For several years, the predominant trend in marketing has been towards content marketing. The idea is that providing useful content that users want to consume is a better hook than, say, a billboard. In most cases, content marketing takes the shape of dynamic, useful, practical information. In addition to providing the user with something they want, it works to prove that you know your space. Show that you wield expertise on the issues that face your potential customers, and they’ll naturally want to share with others. They’ll spread your message for you because the thing you want them to share is inherently useful, and the source of that information earns their trust.

Decisions as Marketing

What would a content-marketing approach look like if you were marketing an innovation program to your employees? What dynamic, useful information would best demonstrate that the program is real and worth their time? And how do you establish their trust?

Imagine that you are an employee of a 500-person international group. Your manager has called upon you to contribute your ideas to help the company move forward by emailing them to a designated innovation program inbox. It’s in your best interest, and you have a lot to offer—so you submit an idea to the blind email suggestion box and, in many cases, that’s the end of it. You never hear anything back. Would you submit the insights of your next light-bulb moment? Of course not.

As a manager, that’s your moment to offer useful content, in the form of feedback. A “yes” is great. “Yes, this idea is awesome. Let’s move forward.” The employee is ecstatic. They’ll tell their coworkers, marshal all their creative resources, and submit again. But surprisingly, we’ve found that the “no” is just as valuable. “Intriguing idea, but off the mark for x or y reason.” A transparent window into your thought process gives a clear indication that you took the time to seriously consider the idea, and although it didn’t work out, you genuinely debated the possibility of moving on the suggestion. And the reasons for rejecting the idea can steer the person in a productive direction. All in all, it’s a signal to the employee that the people in charge legitimately value their employees’ contributions.

And guess who else is watching? Other program participants see that management’s promises made on that poster are being upheld. They read along when one idea is approved and celebrated and another is turned away thoughtfully and transparently. They learn about what management believes are actionable ideas, and they’re motivated to participate.

Anyone running an innovation program will recognize that the decision is vital to progress, as it is a necessary step towards validating or rejecting the hypothesis. But to continue courting employee engagement, broadcasting decision-making, its values, and its rationales is equally vital. In fact, it’s the best marketing possible for the program.

For a PR agency, an ebook full of tips about how to get press is great content marketing because it shows that the agency not only knows, but cares about the press-courting process, to the extent that they inherently want to help you do it. It makes you want to go to them when you need press. For the employee that wants to innovate, a transparent decision-making process does the same thing. It shows that you know how to evaluate an idea, and how to execute if that idea is workable.

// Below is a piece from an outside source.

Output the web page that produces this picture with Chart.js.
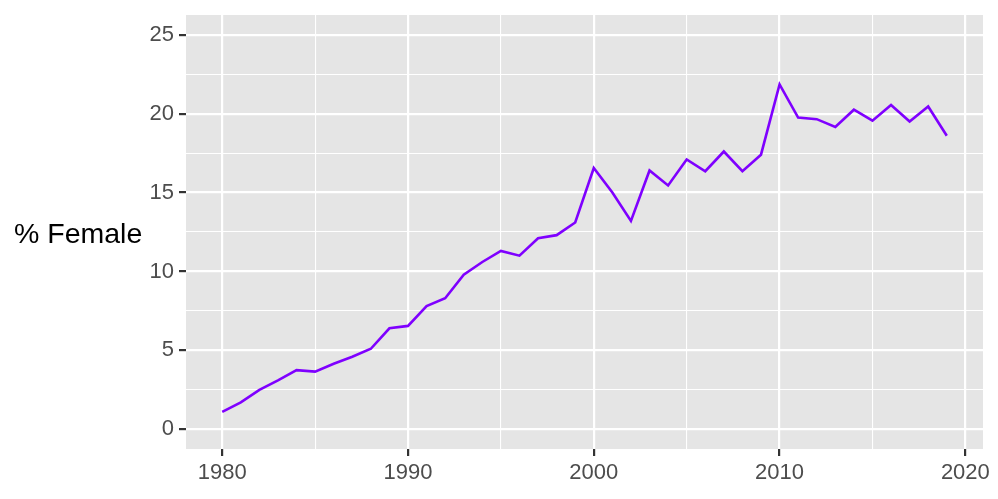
<!DOCTYPE html>
<html>
<head>
<meta charset="utf-8">
<script src="https://cdn.jsdelivr.net/npm/chart.js@4.4.0/dist/chart.umd.min.js"></script>
<style>
  html, body { margin: 0; padding: 0; background: #ffffff; }
  #wrap { position: relative; width: 998px; height: 499px; }
</style>
</head>
<body>
<div id="wrap"><canvas id="femaleChart" width="998" height="499"></canvas></div>
<script>
// years on the x axis
const years = [1980, 1981, 1982, 1983, 1984, 1985, 1986, 1987, 1988, 1989,
  1990, 1991, 1992, 1993, 1994, 1995, 1996, 1997, 1998, 1999,
  2000, 2001, 2002, 2003, 2004, 2005, 2006, 2007, 2008, 2009,
  2010, 2011, 2012, 2013, 2014, 2015, 2016, 2017, 2018, 2019];
// percent female
const pctFemale = [1.1, 1.7, 2.5, 3.1, 3.75, 3.65, 4.15, 4.6, 5.1, 6.4,
  6.55, 7.8, 8.3, 9.8, 10.6, 11.3, 11.0, 12.1, 12.3, 13.1,
  16.55, 15.0, 13.2, 16.4, 15.45, 17.1, 16.35, 17.6, 16.35, 17.4,
  21.85, 19.75, 19.65, 19.15, 20.25, 19.55, 20.55, 19.5, 20.45, 18.6];
const xTicks = [1980, 1985, 1990, 1995, 2000, 2005, 2010, 2015, 2020];
const yTicks = [0, 2.5, 5, 7.5, 10, 12.5, 15, 17.5, 20, 22.5, 25];
const yTitle = '% Female';

// grey panel behind the plot, and the horizontal axis title
const panelBg = {
  id: 'panelBg',
  beforeDraw(chart) {
    const { ctx, chartArea } = chart;
    ctx.save();
    ctx.fillStyle = '#e5e5e5';
    ctx.fillRect(chartArea.left, chartArea.top, chartArea.right - chartArea.left, chartArea.bottom - chartArea.top);
    ctx.restore();
  },
  afterDraw(chart) {
    const { ctx, chartArea } = chart;
    ctx.save();
    ctx.fillStyle = '#000000';
    ctx.font = '28.5px "Liberation Sans", Arial, sans-serif';
    ctx.textAlign = 'left';
    ctx.textBaseline = 'middle';
    ctx.fillText(yTitle, 14, (chartArea.top + chartArea.bottom) / 2 + 3);
    ctx.restore();
  }
};

const ctx = document.getElementById('femaleChart').getContext('2d');
new Chart(ctx, {
  type: 'line',
  data: {
    datasets: [{
      data: years.map((y, i) => ({ x: y, y: pctFemale[i] })),
      borderColor: '#7f00ff',
      borderWidth: 2.6,
      pointRadius: 0,
      tension: 0,
      fill: false
    }]
  },
  options: {
    responsive: false,
    animation: false,
    layout: { padding: { top: 15, right: 15, left: 0, bottom: 0 } },
    plugins: {
      legend: { display: false },
      tooltip: { enabled: false }
    },
    scales: {
      x: {
        type: 'linear',
        min: 1978.05,
        max: 2020.95,
        afterBuildTicks: scale => { scale.ticks = xTicks.map(v => ({ value: v })); },
        afterFit: scale => {
          scale.height = 50;
          scale.paddingLeft = 0;
          scale.paddingRight = 0;
        },
        border: { display: false },
        grid: {
          color: '#ffffff',
          lineWidth: c => (c.tick && c.tick.value % 10 === 0) ? 2.2 : 1.1,
          tickColor: c => (c.tick && c.tick.value % 10 === 0) ? '#333333' : 'rgba(0,0,0,0)',
          tickWidth: 2.2,
          tickLength: 7,
          drawTicks: true
        },
        ticks: {
          color: '#4d4d4d',
          font: { family: '"Liberation Sans", Arial, sans-serif', size: 22 },
          padding: 4,
          maxRotation: 0,
          autoSkip: false,
          callback: v => (v % 10 === 0 ? String(v) : '')
        }
      },
      y: {
        type: 'linear',
        min: -1.25,
        max: 26.25,
        afterBuildTicks: scale => { scale.ticks = yTicks.map(v => ({ value: v })); },
        afterFit: scale => {
          scale.width = 186;
          scale.paddingTop = 0;
          scale.paddingBottom = 0;
        },
        border: { display: false },
        grid: {
          color: '#ffffff',
          lineWidth: c => (c.tick && c.tick.value % 5 === 0) ? 2.2 : 1.1,
          tickColor: c => (c.tick && c.tick.value % 5 === 0) ? '#333333' : 'rgba(0,0,0,0)',
          tickWidth: 2.2,
          tickLength: 7,
          drawTicks: true
        },
        ticks: {
          color: '#4d4d4d',
          font: { family: '"Liberation Sans", Arial, sans-serif', size: 22 },
          padding: 5,
          autoSkip: false,
          callback: v => (v % 5 === 0 ? String(v) : '')
        }
      }
    }
  },
  plugins: [panelBg]
});
</script>
</body>
</html>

As a manager in charge of an innovation program, the decision is the best content marketing you can offer. Encouragement—posters and giveaways—are great. They’re ways to say, “We’re listening.” But to prove to your team that you not only value their contributions but need them, showing that you know how to evaluate ideas and execute if possible, will solicit more contributions than any poster ever could. By communicating your decisions you are showing that “We’re listening.” And that’s commitment.